--- Task goal ---
Find the string "that" in the records. Copy every line it appears in.

--- Supplied material ---
↓↓↓

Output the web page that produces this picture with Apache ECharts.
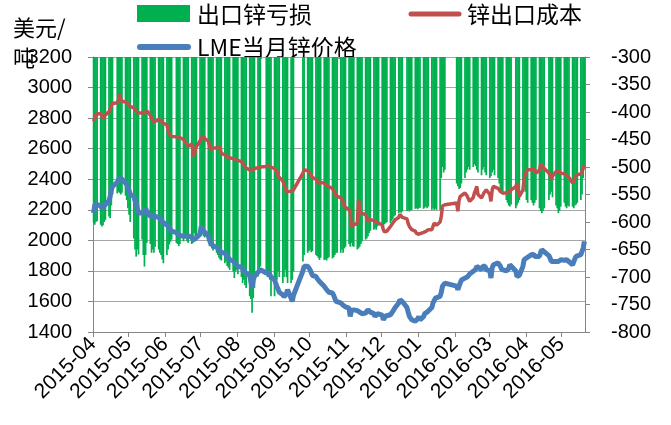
<!DOCTYPE html>
<html>
<head>
<meta charset="utf-8">
<script src="https://cdn.jsdelivr.net/npm/echarts@6/dist/echarts.min.js"></script>
<style>
html,body{margin:0;padding:0;background:#fff;}
#chart{width:671px;height:425px;}
</style>
</head>
<body>
<div id="chart"></div>
<script>
// Trading calendar: weekdays from firstDay to lastDay, minus exchange holidays
const firstDay = '2015-04-14';
const lastDay = '2016-06-02';
const holidays = ['2015-05-01','2015-06-22','2015-09-03','2015-09-04',
  '2015-10-01','2015-10-02','2015-10-05','2015-10-06','2015-10-07',
  '2016-01-01','2016-02-08','2016-02-09','2016-02-10','2016-02-11','2016-02-12',
  '2016-04-04','2016-05-02'];
// Month tick labels (ticks fall on the same day of month as the first date)
const tickLabels = ['2015-04','2015-05','2015-06','2015-07','2015-08','2015-09','2015-10',
  '2015-11','2015-12','2016-01','2016-02','2016-03','2016-04','2016-05'];

// 锌出口成本 (USD/t), one value per trading day, week by week
const exportCost = [
  2780,2800,2825,2833,
  2830,2815,2800,2810,2822,
  2840,2865,2880,2895,
  2900,2920,2953,2930,2910,
  2905,2899,2895,2880,2870,
  2866,2860,2850,2835,2833,
  2833,2830,2835,2845,2848,
  2820,2800,2790,2775,2780,
  2790,2792,2785,2775,2765,
  2757,2720,2691,2685,2680,
  2678,2676,2676,2670,
  2660,2648,2640,2630,2615,
  2630,2620,2550,2600,2615,
  2650,2670,2676,2680,2665,
  2650,2620,2593,2600,2604,
  2604,2610,2615,2600,2570,
  2560,2552,2545,2545,2540,
  2535,2530,2528,2525,2523,
  2515,2505,2495,2485,2473,
  2460,2451,2455,2462,2470,
  2475,2480,2480,
  2484,2486,2488,2484,2480,
  2470,2462,2450,2420,2408,
  2390,2365,2343,2320,2310,
  2321,2325,2330,
  2440,2462,
  2455,2445,2440,2425,2410,
  2400,2390,2375,2375,2378,
  2375,2370,2360,2353,2350,
  2340,2331,2310,2290,2288,
  2280,2277,2250,2222,2215,
  2201,2180,2091,2095,2102,
  2110,2266,2200,2179,2175,
  2168,2150,2124,2130,2135,
  2130,2124,2120,2115,2113,
  2100,2070,2055,2048,2060,
  2091,2100,2113,2125,2135,
  2150,2170,2179,2150,
  2140,2110,2091,2080,2070,
  2060,2045,2037,2040,2048,
  2052,2055,2059,2065,2070,
  2070,2080,2113,2105,2100,
  2120,2157,2225,2233,2233,
  2245,2190,2260,2288,2300,
  2310,2305,2288,2270,2255,
  2280,2310,2330,2353,2300,
  2277,2290,2310,2320,2331,
  2300,2255,2330,2353,2345,
  2340,2331,2320,2315,2310,
  2310,2310,2315,2320,2331,
  2350,2375,2320,2288,
  2330,2400,2440,2450,2462,
  2462,2468,2473,2460,2440,
  2460,2495,2490,2484,2470,
  2440,2420,2397,2420,
  2451,2462,2455,2445,2440,
  2435,2429,2425,2418,2410,
  2375,2390,2418,2425,2429,
  2435,2440,2470,2495
];

// LME当月锌价格 (USD/t)
const lmePrice = [
  2179,2233,2240,2233,
  2225,2211,2215,2225,2233,
  2260,2288,2330,2353,
  2380,2397,2405,2408,2395,
  2375,2365,2353,2340,2300,
  2288,2260,2244,2210,2179,
  2179,2175,2180,2211,2190,
  2157,2160,2157,2150,2157,
  2150,2140,2135,2125,2115,
  2102,2090,2080,2070,2060,
  2050,2037,2035,2030,
  2026,2028,2030,2037,2030,
  2020,2004,2000,2010,2015,
  2040,2091,2075,2060,2048,
  2030,2000,1982,1975,1965,
  1955,1950,1940,1930,1920,
  1917,1905,1895,1884,1875,
  1865,1852,1845,1838,1829,
  1825,1815,1800,1797,1785,
  1770,1764,1688,1740,1764,
  1790,1800,1808,
  1786,1797,1790,1780,1760,
  1742,1720,1699,1680,1660,
  1644,1630,1622,1650,1677,
  1620,1600,1640,
  1800,1830,
  1830,1820,1808,1790,1770,
  1764,1750,1742,1730,1720,
  1699,1690,1677,1670,1660,
  1655,1640,1620,1600,1590,
  1590,1580,1575,1568,1565,
  1557,1502,1540,1550,1545,
  1540,1535,1530,1524,1520,
  1524,1530,1546,1540,1530,
  1520,1502,1510,1520,1524,
  1510,1480,1490,1505,1513,
  1513,1520,1535,1546,1560,
  1590,1611,1605,1600,
  1560,1530,1502,1490,1480,
  1470,1475,1485,1500,1480,
  1500,1520,1524,1530,1535,
  1560,1590,1605,1622,1630,
  1633,1660,1699,1710,1720,
  1700,1677,1700,1720,1740,
  1753,1764,1760,1770,1780,
  1797,1786,1810,1830,1825,
  1808,1830,1841,1830,1808,
  1800,1753,1819,1840,1852,
  1852,1840,1830,1810,1797,
  1800,1808,1815,1840,1852,
  1800,1764,1753,1770,
  1830,1873,1880,1884,1890,
  1905,1917,1910,1895,1900,
  1895,1920,1939,1935,1925,
  1900,1884,1862,1860,
  1862,1865,1862,1870,1873,
  1870,1865,1873,1870,1860,
  1840,1830,1880,1895,1906,
  1906,1910,1950,1993
];

// 出口锌亏损 (USD/t, right axis)
const exportLoss = [
  -602,-605,-600,-598,
  -605,-608,-606,-600,-596,
  -590,-593,-570,-550,
  -548,-545,-547,-550,-547,
  -552,-560,-575,-587,-600,
  -630,-650,-663,-650,-659,
  -632,-660,-681,-660,-638,
  -640,-656,-650,-656,-645,
  -650,-656,-660,-668,-675,
  -660,-650,-641,-636,-632,
  -638,-640,-644,-640,
  -635,-630,-628,-635,-638,
  -640,-638,-620,-626,-630,
  -617,-612,-620,-626,-628,
  -630,-644,-640,-648,-652,
  -656,-660,-665,-668,-670,
  -675,-672,-680,-683,-687,
  -690,-702,-690,-687,-695,
  -700,-711,-705,-715,-720,
  -735,-740,-765,-738,-720,
  -699,-690,-681,
  -690,-700,-695,-705,-735,
  -735,-720,-705,-690,-700,
  -711,-700,-687,-700,-711,
  -711,-705,-690,
  -672,-660,
  -656,-653,-650,-655,-653,
  -660,-662,-665,-669,-665,
  -669,-668,-670,-666,-664,
  -666,-664,-660,-656,-656,
  -656,-650,-656,-648,-645,
  -640,-645,-638,-644,-645,
  -650,-648,-645,-640,-635,
  -632,-630,-626,-620,-616,
  -614,-612,-614,-608,-606,
  -608,-608,-604,-602,-600,
  -602,-598,-595,-590,-588,
  -584,-582,-583,-581,
  -580,-578,-581,-579,-578,
  -576,-575,-577,-575,-574,
  -576,-574,-572,-575,-572,
  -578,-575,-578,-576,-578,
  -578,-520,-500,-510,-505,
  -530,-535,-540,-538,-530,
  -520,-510,-505,-500,-505,
  -500,-495,-498,-505,-510,
  -515,-505,-500,-510,-515,
  -520,-517,-510,-505,-515,
  -520,-530,-540,-545,-550,
  -560,-565,-570,-572,-568,
  -575,-570,-565,-560,
  -540,-530,-545,-560,-565,
  -560,-565,-570,-565,-560,
  -575,-580,-584,-580,-575,
  -560,-550,-545,-555,
  -570,-575,-584,-580,-572,
  -565,-572,-575,-570,-572,
  -572,-575,-570,-568,-565,
  -560,-550,-520,-500
];

const DAY = 86400000;
function utc(s) { const p = s.split('-').map(Number); return Date.UTC(p[0], p[1] - 1, p[2] || 1); }
const t0 = utc(firstDay);
const holidaySet = new Set(holidays);
const tradingDays = [];
for (let t = t0; t <= utc(lastDay); t += DAY) {
  const d = new Date(t);
  const wd = d.getUTCDay();
  const iso = d.toISOString().slice(0, 10);
  if (wd !== 0 && wd !== 6 && !holidaySet.has(iso)) tradingDays.push(iso);
}
if (tradingDays.length !== exportCost.length || exportCost.length !== lmePrice.length || lmePrice.length !== exportLoss.length) {
  console.error('length mismatch', tradingDays.length, exportCost.length, lmePrice.length, exportLoss.length);
}
// each day occupies one slot on the axis; a point sits in the middle of its slot
const slot = s => (utc(s) - t0) / DAY + 0.5;
const axisDays = (utc(lastDay) - t0) / DAY + 1;
const day14 = tickLabels.map(l => (utc(l + '-14') - t0) / DAY);
const labelAt = {};
day14.forEach((v, i) => { labelAt[v] = tickLabels[i]; });

const pair = arr => tradingDays.map((d, i) => [slot(d), arr[i]]);

const AXIS = '#868686';
const NUM_FONT = '"Liberation Sans", Arial, sans-serif';
const CJK_FONT = '"Noto Sans CJK SC", "Noto Sans", sans-serif';

const chart = echarts.init(document.getElementById('chart'), null, { renderer: 'canvas' });
chart.setOption({
  animation: false,
  backgroundColor: '#fff',
  grid: { left: 93, right: 86, top: 57, bottom: 93, containLabel: false },
  xAxis: {
    type: 'value', min: 0, max: axisDays,
    axisLine: { show: true, onZero: false, lineStyle: { color: AXIS, width: 1 } },
    axisTick: { show: true, customValues: day14, length: 5, lineStyle: { color: AXIS } },
    axisLabel: {
      customValues: day14, rotate: 45, margin: 9,
      formatter: v => labelAt[Math.round(v)] || '',
      color: '#000', fontSize: 21, fontFamily: NUM_FONT
    },
    splitLine: { show: false }
  },
  yAxis: [
    {
      type: 'value', min: 1400, max: 3200, interval: 200, position: 'left',
      axisLine: { show: true, lineStyle: { color: AXIS } },
      axisTick: { show: true, length: 5, lineStyle: { color: AXIS } },
      axisLabel: { color: '#000', fontSize: 20, fontFamily: NUM_FONT, margin: 21, formatter: v => String(v) },
      splitLine: { show: true, lineStyle: { color: '#a6a6a6', width: 1 } }
    },
    {
      type: 'value', min: -800, max: -300, interval: 50, position: 'right',
      axisLine: { show: true, lineStyle: { color: AXIS } },
      axisTick: { show: true, length: 5, lineStyle: { color: AXIS } },
      axisLabel: { color: '#000', fontSize: 20, fontFamily: NUM_FONT, margin: 26, formatter: v => String(v) },
      splitLine: { show: false }
    }
  ],
  series: [
    {
      name: '出口锌亏损', type: 'bar', yAxisIndex: 1, data: pair(exportLoss),
      barWidth: 1.7, clip: true, itemStyle: { color: '#00b050' }
    },
    {
      name: '锌出口成本', type: 'line', yAxisIndex: 0, data: pair(exportCost),
      symbol: 'none', lineStyle: { color: '#c0504d', width: 3.5 }, itemStyle: { color: '#c0504d' }
    },
    {
      name: 'LME当月锌价格', type: 'line', yAxisIndex: 0, data: pair(lmePrice),
      symbol: 'none', lineStyle: { color: '#4a7ebb', width: 5 }, itemStyle: { color: '#4a7ebb' }
    }
  ],
  graphic: [
    { type: 'rect', shape: { x: 137, y: 5, width: 53, height: 17 }, style: { fill: '#00b050' } },
    { type: 'text', x: 197, y: 14, style: { text: '出口锌亏损', font: '23px ' + CJK_FONT, fill: '#000', verticalAlign: 'middle' } },
    { type: 'line', shape: { x1: 411, y1: 14, x2: 459, y2: 14 }, style: { stroke: '#c0504d', lineWidth: 5, lineCap: 'round' } },
    { type: 'text', x: 467, y: 14, style: { text: '锌出口成本', font: '23px ' + CJK_FONT, fill: '#000', verticalAlign: 'middle' } },
    { type: 'line', shape: { x1: 140, y1: 47, x2: 188, y2: 47 }, style: { stroke: '#4a7ebb', lineWidth: 6, lineCap: 'round' } },
    { type: 'text', x: 197, y: 47, style: { text: 'LME当月锌价格', font: '23px ' + CJK_FONT, fill: '#000', verticalAlign: 'middle' } },
    { type: 'text', x: 13, y: 28, style: { text: '美元/', font: '22px ' + CJK_FONT, fill: '#000', verticalAlign: 'middle' } },
    { type: 'text', x: 13, y: 58, style: { text: '吨', font: '22px ' + CJK_FONT, fill: '#000', verticalAlign: 'middle' } }
  ]
});
</script>
</body>
</html>
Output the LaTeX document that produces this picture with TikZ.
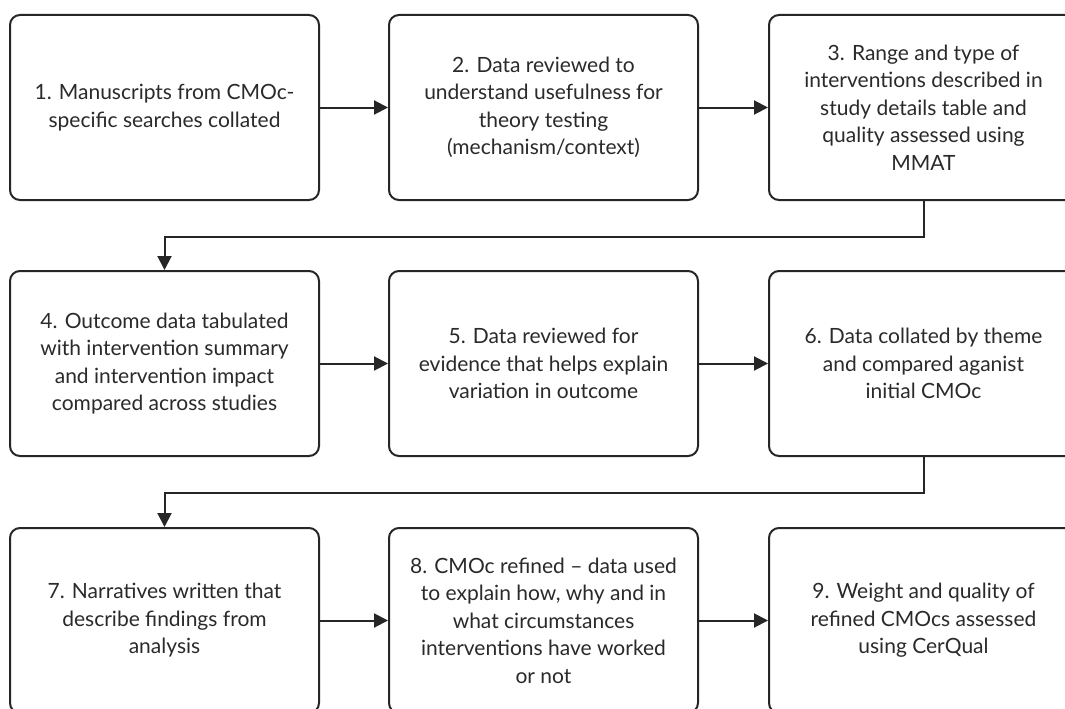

↑↑↑

--- Finished answer ---
Output the web page that produces this picture with Apache ECharts.
Output the LaTeX document that produces this picture with TikZ.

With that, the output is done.